===== Dataset records =====

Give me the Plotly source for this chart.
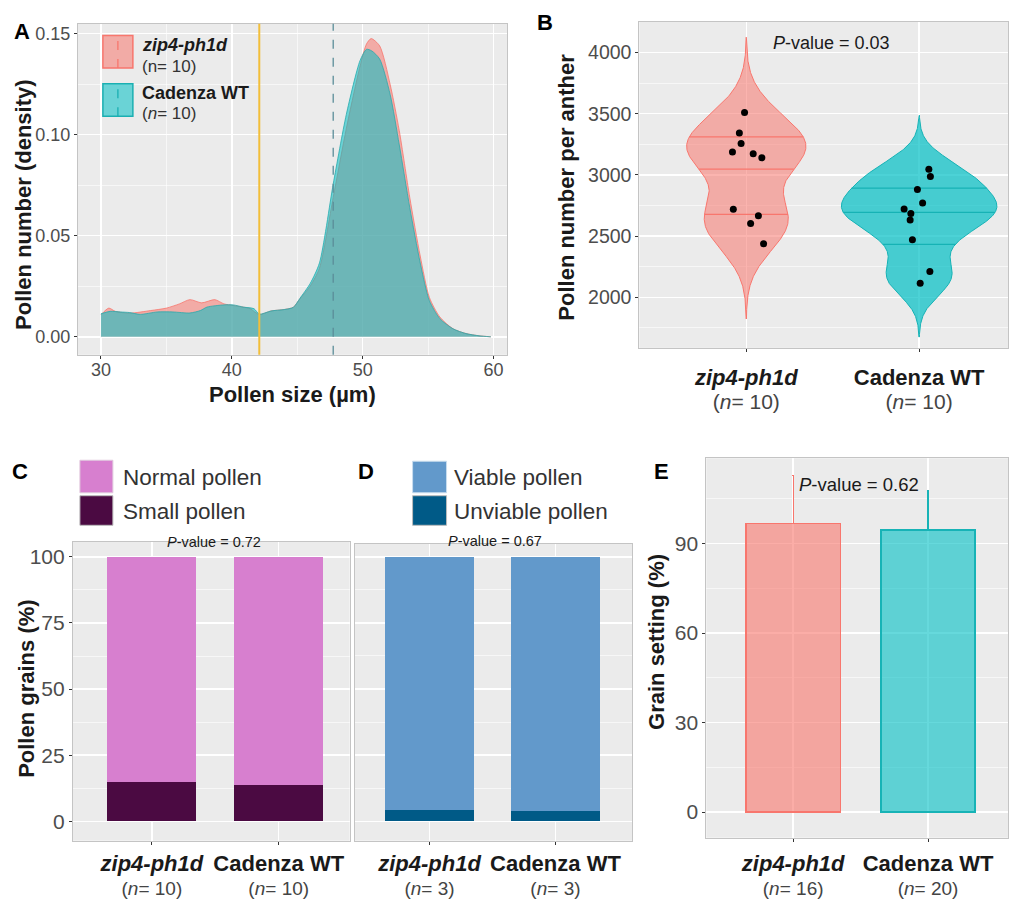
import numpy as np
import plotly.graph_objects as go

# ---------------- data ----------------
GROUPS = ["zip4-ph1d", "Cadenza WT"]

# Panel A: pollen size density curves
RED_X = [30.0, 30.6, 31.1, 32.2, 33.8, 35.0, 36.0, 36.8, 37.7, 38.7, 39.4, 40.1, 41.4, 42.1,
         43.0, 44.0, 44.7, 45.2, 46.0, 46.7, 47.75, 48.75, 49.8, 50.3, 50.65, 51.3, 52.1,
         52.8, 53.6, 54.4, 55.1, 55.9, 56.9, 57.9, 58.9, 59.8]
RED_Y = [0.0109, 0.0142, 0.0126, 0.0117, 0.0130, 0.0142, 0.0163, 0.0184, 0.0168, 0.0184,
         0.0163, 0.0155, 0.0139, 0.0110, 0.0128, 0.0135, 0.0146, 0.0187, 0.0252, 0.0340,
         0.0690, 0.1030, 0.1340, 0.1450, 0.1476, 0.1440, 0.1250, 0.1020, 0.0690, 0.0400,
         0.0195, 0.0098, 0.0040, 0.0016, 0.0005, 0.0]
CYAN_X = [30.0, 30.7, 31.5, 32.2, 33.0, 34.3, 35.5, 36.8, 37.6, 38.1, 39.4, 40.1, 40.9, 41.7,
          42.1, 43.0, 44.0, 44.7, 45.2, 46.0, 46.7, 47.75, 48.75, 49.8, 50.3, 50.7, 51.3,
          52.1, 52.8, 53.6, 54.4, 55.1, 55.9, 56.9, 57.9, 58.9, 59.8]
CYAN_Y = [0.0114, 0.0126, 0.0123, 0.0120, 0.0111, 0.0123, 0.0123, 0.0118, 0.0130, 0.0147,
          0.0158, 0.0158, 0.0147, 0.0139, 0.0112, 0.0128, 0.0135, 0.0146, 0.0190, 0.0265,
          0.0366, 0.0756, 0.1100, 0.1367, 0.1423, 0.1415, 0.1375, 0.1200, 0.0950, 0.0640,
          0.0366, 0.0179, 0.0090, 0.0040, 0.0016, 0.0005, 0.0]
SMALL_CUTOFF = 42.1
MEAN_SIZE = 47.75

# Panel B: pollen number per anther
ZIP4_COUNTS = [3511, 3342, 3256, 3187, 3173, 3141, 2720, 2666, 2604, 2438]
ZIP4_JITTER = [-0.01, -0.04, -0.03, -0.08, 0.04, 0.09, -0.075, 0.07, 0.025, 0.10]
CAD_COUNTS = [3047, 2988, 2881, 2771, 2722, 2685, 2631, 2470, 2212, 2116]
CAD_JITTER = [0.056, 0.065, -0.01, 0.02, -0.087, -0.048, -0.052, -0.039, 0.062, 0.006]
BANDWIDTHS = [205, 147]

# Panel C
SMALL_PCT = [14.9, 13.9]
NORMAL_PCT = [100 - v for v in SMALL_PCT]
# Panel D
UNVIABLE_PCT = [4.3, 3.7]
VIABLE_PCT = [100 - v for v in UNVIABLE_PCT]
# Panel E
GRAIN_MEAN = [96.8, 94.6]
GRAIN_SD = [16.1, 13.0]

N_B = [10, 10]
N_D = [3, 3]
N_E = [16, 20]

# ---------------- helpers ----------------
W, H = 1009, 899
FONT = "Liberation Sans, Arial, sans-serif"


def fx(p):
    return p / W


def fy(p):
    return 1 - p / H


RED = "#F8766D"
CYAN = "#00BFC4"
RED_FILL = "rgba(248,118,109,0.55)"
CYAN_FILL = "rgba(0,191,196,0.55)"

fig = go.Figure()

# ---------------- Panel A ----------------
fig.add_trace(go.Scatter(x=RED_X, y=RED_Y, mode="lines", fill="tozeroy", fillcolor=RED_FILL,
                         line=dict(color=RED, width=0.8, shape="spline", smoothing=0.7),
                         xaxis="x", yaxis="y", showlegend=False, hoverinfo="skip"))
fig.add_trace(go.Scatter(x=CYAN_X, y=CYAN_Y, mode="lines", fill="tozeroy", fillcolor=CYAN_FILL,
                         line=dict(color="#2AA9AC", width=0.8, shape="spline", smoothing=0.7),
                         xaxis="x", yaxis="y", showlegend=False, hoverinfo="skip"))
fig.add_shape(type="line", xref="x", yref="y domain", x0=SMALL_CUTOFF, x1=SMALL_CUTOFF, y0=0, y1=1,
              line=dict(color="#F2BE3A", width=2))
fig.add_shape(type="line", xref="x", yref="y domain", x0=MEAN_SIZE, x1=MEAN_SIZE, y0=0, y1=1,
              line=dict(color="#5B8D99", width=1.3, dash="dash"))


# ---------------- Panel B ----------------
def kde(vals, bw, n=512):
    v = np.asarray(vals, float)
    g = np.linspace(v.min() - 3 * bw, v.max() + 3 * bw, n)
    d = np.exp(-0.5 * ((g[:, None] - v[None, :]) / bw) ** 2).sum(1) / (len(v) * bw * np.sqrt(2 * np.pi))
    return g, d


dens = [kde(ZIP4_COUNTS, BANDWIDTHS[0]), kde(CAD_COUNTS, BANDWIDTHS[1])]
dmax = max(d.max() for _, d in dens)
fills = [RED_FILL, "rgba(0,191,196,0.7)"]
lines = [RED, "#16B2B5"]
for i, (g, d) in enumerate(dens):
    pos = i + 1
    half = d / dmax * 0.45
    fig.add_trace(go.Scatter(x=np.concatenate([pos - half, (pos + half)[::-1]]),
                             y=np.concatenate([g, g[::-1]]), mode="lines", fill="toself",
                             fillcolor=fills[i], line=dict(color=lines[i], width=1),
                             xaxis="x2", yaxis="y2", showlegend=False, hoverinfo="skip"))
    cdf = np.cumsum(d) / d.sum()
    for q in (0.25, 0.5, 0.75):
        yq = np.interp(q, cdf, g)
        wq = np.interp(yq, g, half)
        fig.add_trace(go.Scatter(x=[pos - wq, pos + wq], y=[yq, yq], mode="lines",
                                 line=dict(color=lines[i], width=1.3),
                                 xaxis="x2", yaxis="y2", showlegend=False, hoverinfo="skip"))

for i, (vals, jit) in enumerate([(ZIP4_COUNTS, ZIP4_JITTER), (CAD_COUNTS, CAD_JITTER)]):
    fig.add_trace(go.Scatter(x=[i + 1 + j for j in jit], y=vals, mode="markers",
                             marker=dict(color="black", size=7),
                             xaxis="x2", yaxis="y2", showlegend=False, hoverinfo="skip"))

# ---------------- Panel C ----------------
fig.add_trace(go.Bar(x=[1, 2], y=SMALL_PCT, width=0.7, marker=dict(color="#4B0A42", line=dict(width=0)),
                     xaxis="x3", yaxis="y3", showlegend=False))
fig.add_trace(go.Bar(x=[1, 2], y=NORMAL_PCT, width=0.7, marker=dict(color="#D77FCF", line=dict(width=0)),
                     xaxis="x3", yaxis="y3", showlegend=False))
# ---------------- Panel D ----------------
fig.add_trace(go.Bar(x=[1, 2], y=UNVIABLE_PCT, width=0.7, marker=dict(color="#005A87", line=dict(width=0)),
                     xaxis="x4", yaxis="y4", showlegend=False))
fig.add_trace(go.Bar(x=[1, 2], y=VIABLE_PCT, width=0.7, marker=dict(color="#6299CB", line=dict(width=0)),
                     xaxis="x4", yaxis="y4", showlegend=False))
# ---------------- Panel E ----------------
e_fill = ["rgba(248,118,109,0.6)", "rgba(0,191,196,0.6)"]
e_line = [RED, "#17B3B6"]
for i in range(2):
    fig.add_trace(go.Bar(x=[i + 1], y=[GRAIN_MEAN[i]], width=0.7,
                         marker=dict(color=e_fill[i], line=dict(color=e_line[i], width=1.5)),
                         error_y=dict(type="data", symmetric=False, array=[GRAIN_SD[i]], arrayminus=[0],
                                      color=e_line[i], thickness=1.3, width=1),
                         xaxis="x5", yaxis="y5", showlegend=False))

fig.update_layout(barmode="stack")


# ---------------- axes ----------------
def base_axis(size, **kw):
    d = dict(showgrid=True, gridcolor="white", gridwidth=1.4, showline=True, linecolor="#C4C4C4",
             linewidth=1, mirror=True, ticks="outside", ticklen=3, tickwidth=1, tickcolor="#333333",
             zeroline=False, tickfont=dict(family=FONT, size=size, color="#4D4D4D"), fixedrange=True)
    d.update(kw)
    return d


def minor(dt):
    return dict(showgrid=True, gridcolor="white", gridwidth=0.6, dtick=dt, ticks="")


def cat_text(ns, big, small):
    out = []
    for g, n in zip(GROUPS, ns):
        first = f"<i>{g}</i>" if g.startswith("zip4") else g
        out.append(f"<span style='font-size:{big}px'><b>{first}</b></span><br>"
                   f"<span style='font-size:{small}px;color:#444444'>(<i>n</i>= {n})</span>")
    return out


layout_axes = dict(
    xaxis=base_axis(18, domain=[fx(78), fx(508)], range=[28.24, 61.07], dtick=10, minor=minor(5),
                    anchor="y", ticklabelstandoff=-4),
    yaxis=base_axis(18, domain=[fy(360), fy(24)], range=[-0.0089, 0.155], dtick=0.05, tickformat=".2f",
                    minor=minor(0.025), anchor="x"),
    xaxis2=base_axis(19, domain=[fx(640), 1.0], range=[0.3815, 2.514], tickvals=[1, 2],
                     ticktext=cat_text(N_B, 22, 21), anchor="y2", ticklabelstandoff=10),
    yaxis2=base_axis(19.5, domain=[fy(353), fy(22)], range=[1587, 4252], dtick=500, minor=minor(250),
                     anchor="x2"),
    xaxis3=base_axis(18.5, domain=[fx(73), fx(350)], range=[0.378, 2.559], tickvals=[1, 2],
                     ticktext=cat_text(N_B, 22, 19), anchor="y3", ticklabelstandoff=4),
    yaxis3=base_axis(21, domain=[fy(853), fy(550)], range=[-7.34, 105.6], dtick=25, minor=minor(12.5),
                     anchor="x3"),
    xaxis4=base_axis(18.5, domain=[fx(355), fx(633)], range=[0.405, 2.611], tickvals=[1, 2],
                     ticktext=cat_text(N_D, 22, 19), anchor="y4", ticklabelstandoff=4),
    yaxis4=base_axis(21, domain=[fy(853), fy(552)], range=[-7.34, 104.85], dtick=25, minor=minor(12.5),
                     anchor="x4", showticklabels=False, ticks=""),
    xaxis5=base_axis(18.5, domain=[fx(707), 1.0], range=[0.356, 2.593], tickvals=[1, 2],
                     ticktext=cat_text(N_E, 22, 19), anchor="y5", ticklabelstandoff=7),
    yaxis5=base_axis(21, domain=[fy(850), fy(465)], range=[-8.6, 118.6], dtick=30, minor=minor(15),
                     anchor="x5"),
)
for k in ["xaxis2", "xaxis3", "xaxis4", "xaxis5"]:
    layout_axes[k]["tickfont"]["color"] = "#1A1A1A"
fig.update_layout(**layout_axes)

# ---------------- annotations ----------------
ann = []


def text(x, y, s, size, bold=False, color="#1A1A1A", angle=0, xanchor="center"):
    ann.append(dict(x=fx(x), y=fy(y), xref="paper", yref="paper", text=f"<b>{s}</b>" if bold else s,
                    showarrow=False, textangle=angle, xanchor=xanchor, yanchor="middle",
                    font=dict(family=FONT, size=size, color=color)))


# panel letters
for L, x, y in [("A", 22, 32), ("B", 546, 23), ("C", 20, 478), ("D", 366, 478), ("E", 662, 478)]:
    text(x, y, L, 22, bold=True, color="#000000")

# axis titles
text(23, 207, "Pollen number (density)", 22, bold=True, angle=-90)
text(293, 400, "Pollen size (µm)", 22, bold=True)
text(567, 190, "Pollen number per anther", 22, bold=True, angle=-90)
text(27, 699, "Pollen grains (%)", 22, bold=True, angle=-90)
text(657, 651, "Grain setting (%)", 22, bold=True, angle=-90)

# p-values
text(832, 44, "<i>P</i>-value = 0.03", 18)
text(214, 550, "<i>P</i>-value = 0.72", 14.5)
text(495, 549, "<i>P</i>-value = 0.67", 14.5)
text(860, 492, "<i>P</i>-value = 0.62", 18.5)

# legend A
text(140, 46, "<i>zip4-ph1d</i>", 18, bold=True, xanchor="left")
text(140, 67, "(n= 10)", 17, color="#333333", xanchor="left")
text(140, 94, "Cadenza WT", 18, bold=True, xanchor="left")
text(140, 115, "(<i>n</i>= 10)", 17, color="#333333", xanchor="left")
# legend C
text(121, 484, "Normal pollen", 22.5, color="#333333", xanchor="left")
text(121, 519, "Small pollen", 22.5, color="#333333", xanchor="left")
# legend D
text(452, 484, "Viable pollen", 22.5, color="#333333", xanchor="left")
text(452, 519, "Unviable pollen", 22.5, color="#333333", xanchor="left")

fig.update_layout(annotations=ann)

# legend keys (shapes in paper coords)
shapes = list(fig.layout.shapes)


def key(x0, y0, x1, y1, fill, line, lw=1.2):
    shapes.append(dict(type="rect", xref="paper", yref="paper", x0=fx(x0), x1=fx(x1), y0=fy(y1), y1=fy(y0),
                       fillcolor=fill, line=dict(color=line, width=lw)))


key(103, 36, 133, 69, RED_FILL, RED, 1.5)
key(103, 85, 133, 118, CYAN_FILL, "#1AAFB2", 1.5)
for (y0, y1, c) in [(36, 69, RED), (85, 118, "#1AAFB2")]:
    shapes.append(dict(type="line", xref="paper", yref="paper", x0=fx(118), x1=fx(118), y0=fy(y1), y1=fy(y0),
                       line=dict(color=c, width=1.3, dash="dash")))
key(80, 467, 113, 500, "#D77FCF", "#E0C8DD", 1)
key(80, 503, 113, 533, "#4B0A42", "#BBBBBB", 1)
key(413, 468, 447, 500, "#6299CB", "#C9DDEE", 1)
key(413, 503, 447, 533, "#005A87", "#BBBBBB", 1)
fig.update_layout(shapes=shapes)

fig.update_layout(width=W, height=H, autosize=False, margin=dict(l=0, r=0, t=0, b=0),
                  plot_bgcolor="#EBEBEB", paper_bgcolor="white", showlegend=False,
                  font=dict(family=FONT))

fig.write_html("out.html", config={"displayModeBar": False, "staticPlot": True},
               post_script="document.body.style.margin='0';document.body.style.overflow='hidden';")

=====
===== Dataset records =====

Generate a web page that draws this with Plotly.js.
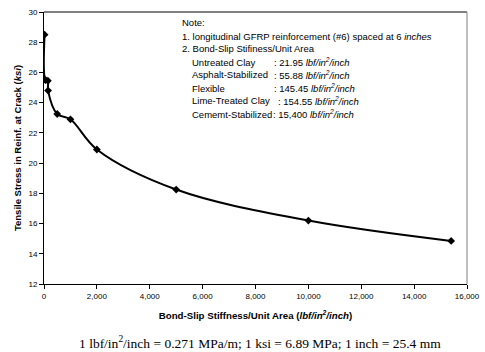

=====

▶ [Instructions to follow]:
Copy, exactly as they stand, the lines from the one that holds "Give me the Plotly source for this chart." to the one that holds "MEAN_SIZE = 47.75", both included, and drop every picture.

▶ [Full response]:
Give me the Plotly source for this chart.
import numpy as np
import plotly.graph_objects as go

# ---------------- data ----------------
GROUPS = ["zip4-ph1d", "Cadenza WT"]

# Panel A: pollen size density curves
RED_X = [30.0, 30.6, 31.1, 32.2, 33.8, 35.0, 36.0, 36.8, 37.7, 38.7, 39.4, 40.1, 41.4, 42.1,
         43.0, 44.0, 44.7, 45.2, 46.0, 46.7, 47.75, 48.75, 49.8, 50.3, 50.65, 51.3, 52.1,
         52.8, 53.6, 54.4, 55.1, 55.9, 56.9, 57.9, 58.9, 59.8]
RED_Y = [0.0109, 0.0142, 0.0126, 0.0117, 0.0130, 0.0142, 0.0163, 0.0184, 0.0168, 0.0184,
         0.0163, 0.0155, 0.0139, 0.0110, 0.0128, 0.0135, 0.0146, 0.0187, 0.0252, 0.0340,
         0.0690, 0.1030, 0.1340, 0.1450, 0.1476, 0.1440, 0.1250, 0.1020, 0.0690, 0.0400,
         0.0195, 0.0098, 0.0040, 0.0016, 0.0005, 0.0]
CYAN_X = [30.0, 30.7, 31.5, 32.2, 33.0, 34.3, 35.5, 36.8, 37.6, 38.1, 39.4, 40.1, 40.9, 41.7,
          42.1, 43.0, 44.0, 44.7, 45.2, 46.0, 46.7, 47.75, 48.75, 49.8, 50.3, 50.7, 51.3,
          52.1, 52.8, 53.6, 54.4, 55.1, 55.9, 56.9, 57.9, 58.9, 59.8]
CYAN_Y = [0.0114, 0.0126, 0.0123, 0.0120, 0.0111, 0.0123, 0.0123, 0.0118, 0.0130, 0.0147,
          0.0158, 0.0158, 0.0147, 0.0139, 0.0112, 0.0128, 0.0135, 0.0146, 0.0190, 0.0265,
          0.0366, 0.0756, 0.1100, 0.1367, 0.1423, 0.1415, 0.1375, 0.1200, 0.0950, 0.0640,
          0.0366, 0.0179, 0.0090, 0.0040, 0.0016, 0.0005, 0.0]
SMALL_CUTOFF = 42.1
MEAN_SIZE = 47.75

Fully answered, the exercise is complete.